* BEGIN Listed records *

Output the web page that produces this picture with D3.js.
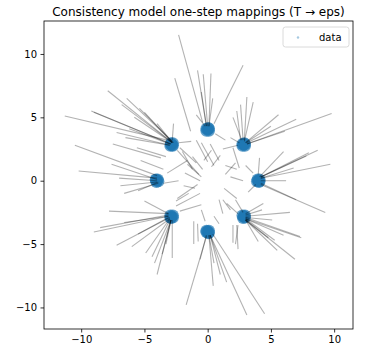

* END Listed records *
* BEGIN Listed records *

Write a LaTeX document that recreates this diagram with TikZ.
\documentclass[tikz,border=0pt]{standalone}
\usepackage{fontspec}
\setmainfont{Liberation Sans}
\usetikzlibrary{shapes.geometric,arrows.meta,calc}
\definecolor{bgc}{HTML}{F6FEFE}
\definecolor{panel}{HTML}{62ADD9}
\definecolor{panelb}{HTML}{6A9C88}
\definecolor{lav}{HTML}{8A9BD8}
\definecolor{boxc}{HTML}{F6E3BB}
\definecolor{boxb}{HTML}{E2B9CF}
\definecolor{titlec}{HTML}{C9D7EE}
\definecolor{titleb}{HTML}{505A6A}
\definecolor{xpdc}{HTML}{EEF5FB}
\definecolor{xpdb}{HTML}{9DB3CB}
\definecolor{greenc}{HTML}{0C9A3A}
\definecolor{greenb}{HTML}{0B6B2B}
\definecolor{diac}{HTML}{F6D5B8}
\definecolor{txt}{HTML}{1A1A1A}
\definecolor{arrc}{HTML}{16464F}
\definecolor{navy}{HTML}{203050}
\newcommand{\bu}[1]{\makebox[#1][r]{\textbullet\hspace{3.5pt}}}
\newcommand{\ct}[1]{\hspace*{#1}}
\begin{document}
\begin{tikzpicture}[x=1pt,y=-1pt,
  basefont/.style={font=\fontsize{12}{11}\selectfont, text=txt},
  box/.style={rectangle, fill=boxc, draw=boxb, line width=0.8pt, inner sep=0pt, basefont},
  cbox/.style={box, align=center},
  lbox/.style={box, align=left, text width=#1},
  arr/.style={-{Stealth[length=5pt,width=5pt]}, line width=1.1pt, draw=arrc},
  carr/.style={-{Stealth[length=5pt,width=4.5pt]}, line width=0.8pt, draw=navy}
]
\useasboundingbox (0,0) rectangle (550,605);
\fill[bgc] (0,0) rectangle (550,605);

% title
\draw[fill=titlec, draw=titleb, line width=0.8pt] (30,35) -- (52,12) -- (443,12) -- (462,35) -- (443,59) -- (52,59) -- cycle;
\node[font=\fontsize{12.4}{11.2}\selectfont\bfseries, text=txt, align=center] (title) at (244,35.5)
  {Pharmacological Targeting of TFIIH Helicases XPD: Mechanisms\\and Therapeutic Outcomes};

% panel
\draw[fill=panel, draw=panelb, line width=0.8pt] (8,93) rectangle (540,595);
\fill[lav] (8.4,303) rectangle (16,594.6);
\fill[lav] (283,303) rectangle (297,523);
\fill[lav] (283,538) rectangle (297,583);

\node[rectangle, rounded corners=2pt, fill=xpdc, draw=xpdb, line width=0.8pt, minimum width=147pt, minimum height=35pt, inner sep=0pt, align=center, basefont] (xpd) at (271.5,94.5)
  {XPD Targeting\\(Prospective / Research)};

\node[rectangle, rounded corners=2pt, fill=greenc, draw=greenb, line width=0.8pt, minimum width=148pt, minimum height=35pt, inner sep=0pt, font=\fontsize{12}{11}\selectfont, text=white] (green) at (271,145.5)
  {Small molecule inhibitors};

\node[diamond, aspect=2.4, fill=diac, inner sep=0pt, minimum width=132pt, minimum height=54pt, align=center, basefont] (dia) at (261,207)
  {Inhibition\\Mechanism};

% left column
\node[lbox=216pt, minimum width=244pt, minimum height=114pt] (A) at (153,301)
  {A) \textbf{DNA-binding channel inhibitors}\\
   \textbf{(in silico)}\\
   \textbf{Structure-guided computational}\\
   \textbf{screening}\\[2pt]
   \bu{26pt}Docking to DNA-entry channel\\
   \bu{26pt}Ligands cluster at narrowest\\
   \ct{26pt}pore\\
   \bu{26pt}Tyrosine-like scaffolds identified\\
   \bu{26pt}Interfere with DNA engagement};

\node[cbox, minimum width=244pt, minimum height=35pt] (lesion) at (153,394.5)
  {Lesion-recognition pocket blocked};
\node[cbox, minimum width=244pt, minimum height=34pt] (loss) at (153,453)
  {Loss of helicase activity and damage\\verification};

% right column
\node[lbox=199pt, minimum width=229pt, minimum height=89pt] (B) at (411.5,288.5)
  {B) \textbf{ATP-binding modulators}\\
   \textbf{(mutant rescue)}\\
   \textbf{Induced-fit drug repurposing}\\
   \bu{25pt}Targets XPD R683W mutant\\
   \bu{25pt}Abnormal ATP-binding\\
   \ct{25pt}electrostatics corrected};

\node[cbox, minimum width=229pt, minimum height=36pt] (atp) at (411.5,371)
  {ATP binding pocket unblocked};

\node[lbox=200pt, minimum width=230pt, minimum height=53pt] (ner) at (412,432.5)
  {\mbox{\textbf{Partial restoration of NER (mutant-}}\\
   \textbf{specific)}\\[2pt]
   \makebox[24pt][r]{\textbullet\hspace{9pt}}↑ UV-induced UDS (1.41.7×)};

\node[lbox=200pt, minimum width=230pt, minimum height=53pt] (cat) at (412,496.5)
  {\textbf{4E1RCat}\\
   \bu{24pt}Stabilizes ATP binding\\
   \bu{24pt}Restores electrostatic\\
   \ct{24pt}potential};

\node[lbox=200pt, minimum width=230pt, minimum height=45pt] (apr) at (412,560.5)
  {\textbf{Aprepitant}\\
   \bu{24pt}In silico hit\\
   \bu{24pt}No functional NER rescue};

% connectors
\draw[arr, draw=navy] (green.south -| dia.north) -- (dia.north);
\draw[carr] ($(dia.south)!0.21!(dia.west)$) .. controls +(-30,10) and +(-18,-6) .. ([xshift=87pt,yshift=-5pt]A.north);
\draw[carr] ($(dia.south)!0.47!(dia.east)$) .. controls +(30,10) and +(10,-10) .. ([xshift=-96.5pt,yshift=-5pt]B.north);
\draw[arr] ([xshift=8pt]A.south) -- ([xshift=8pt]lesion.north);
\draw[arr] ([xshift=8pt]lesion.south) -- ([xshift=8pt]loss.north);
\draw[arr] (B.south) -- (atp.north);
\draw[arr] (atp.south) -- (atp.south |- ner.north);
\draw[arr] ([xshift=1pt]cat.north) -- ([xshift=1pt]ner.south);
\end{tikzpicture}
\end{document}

* END Listed records *

## Short task
Each line above that includes "with" counts once; state the total and nothing more.

## Task output
3